● DATASET SECTION:
<<<<
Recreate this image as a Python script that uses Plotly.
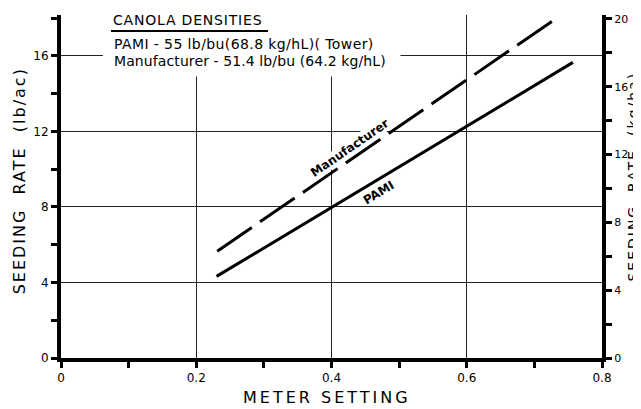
import plotly.graph_objects as go

# Data
pami_setting = [0.230, 0.757]
pami_rate = [4.32, 15.65]
manu_setting = [0.231, 0.736]
manu_rate = [5.65, 18.07]

x_ticks = [0, 0.2, 0.4, 0.6, 0.8]
x_tick_labels = ["0", "0.2", "0.4", "0.6", "0.8"]
y_ticks = [0, 4, 8, 12, 16]
y2_ticks = [0, 4, 8, 12, 16, 20]

FONT = "DejaVu Sans"

fig = go.Figure()
fig.add_trace(go.Scatter(x=manu_setting, y=manu_rate, mode="lines",
                         line=dict(color="black", width=3, dash="42px,10px"),
                         showlegend=False, hoverinfo="skip"))
fig.add_trace(go.Scatter(x=pami_setting, y=pami_rate, mode="lines",
                         line=dict(color="black", width=3),
                         showlegend=False, hoverinfo="skip"))
# invisible trace to activate right axis
fig.add_trace(go.Scatter(x=[None], y=[None], yaxis="y2", showlegend=False))

axis_common = dict(showline=True, linewidth=4, linecolor="black",
                   ticks="outside", ticklen=6, tickwidth=3, tickcolor="black",
                   zeroline=False, mirror=False)

fig.update_layout(
    width=641, height=409,
    margin=dict(l=53, r=47, t=5, b=59),
    paper_bgcolor="white", plot_bgcolor="white",
    font=dict(family=FONT, color="black", size=12),
    xaxis=dict(range=[0, 0.8], tickvals=x_ticks, ticktext=x_tick_labels,
               showgrid=True, gridcolor="#222", gridwidth=1,
               tickfont=dict(size=12),
               minor=dict(dtick=0.1, ticks="outside", ticklen=6, tickwidth=3,
                          tickcolor="black", showgrid=False),
               **axis_common),
    yaxis=dict(range=[0, 18.16], tickvals=y_ticks,
               showgrid=True, gridcolor="#222", gridwidth=1,
               tickfont=dict(size=12),
               minor=dict(dtick=2, ticks="outside", ticklen=6, tickwidth=3,
                          tickcolor="black", showgrid=False),
               **axis_common),
    yaxis2=dict(range=[0, 20.23], tickvals=y2_ticks, overlaying="y", side="right",
                showgrid=False, tickfont=dict(size=11),
                minor=dict(dtick=2, ticks="outside", ticklen=6, tickwidth=3,
                           tickcolor="black", showgrid=False),
                **axis_common),
)

# white area behind the density note (interrupts grid lines)
fig.add_shape(type="rect", xref="x", yref="y", x0=0.062, x1=0.502, y0=14.9, y1=18.16,
              fillcolor="white", line=dict(width=0), layer="between")
# underline of heading
fig.add_shape(type="line", xref="paper", yref="paper", x0=0.0924, x1=0.3826,
              y0=0.9536, y1=0.9536, line=dict(color="black", width=2))

ann = [
    dict(text="CANOLA DENSITIES", x=0.0924, y=0.9855, size=14, ls=0.8),
    dict(text="PAMI - 55 lb/bu(68.8 kg/hL)( Tower)", x=0.094, y=0.916, size=14, ls=0.4),
    dict(text="Manufacturer - 51.4 lb/bu (64.2 kg/hL)", x=0.094, y=0.8667, size=14, ls=0.1),
]
for a in ann:
    fig.add_annotation(text='<span style="letter-spacing:%spx">%s</span>' % (a["ls"], a["text"]),
                       x=a["x"], y=a["y"], xref="paper", yref="paper",
                       xanchor="left", yanchor="middle", showarrow=False,
                       font=dict(size=a["size"], family=FONT, color="black"))

fig.add_annotation(text="<b>Manufacturer</b>", x=0.427, y=11.1, xref="x", yref="y",
                   textangle=-34.6, showarrow=False, bgcolor="white", borderpad=0,
                   font=dict(size=12, family=FONT))
fig.add_annotation(text="<b>PAMI</b>", x=0.469, y=8.74, xref="x", yref="y",
                   textangle=-31, showarrow=False, font=dict(size=12, family=FONT))

# axis titles
title_style = '<span style="letter-spacing:%spx">%s</span>'
fig.add_annotation(text=title_style % (2, "SEEDING  RATE  (lb/ac)"), x=-0.0776, y=0.515,
                   xref="paper", yref="paper",
                   textangle=-90, showarrow=False, xanchor="center", yanchor="middle",
                   font=dict(size=16, family=FONT))
fig.add_annotation(text=title_style % (2, "SEEDING  RATE  (kg/ha)"), x=1.058, y=0.53,
                   xref="paper", yref="paper",
                   textangle=-90, showarrow=False, xanchor="center", yanchor="middle",
                   font=dict(size=14, family=FONT))
fig.add_annotation(text=title_style % (3, "METER SETTING"), x=0.4926, y=-0.116,
                   xref="paper", yref="paper",
                   showarrow=False, xanchor="center", yanchor="middle",
                   font=dict(size=16, family=FONT))

fig.write_html("out.html")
>>>>
● EXERCISE DIRECTIONS: Without any pictures, reproduce the lines from the first one in the material through the line that has "manu_rate = [5.65, 18.07]", exactly as they appear.

● RESULT BELOW:
Recreate this image as a Python script that uses Plotly.
import plotly.graph_objects as go

# Data
pami_setting = [0.230, 0.757]
pami_rate = [4.32, 15.65]
manu_setting = [0.231, 0.736]
manu_rate = [5.65, 18.07]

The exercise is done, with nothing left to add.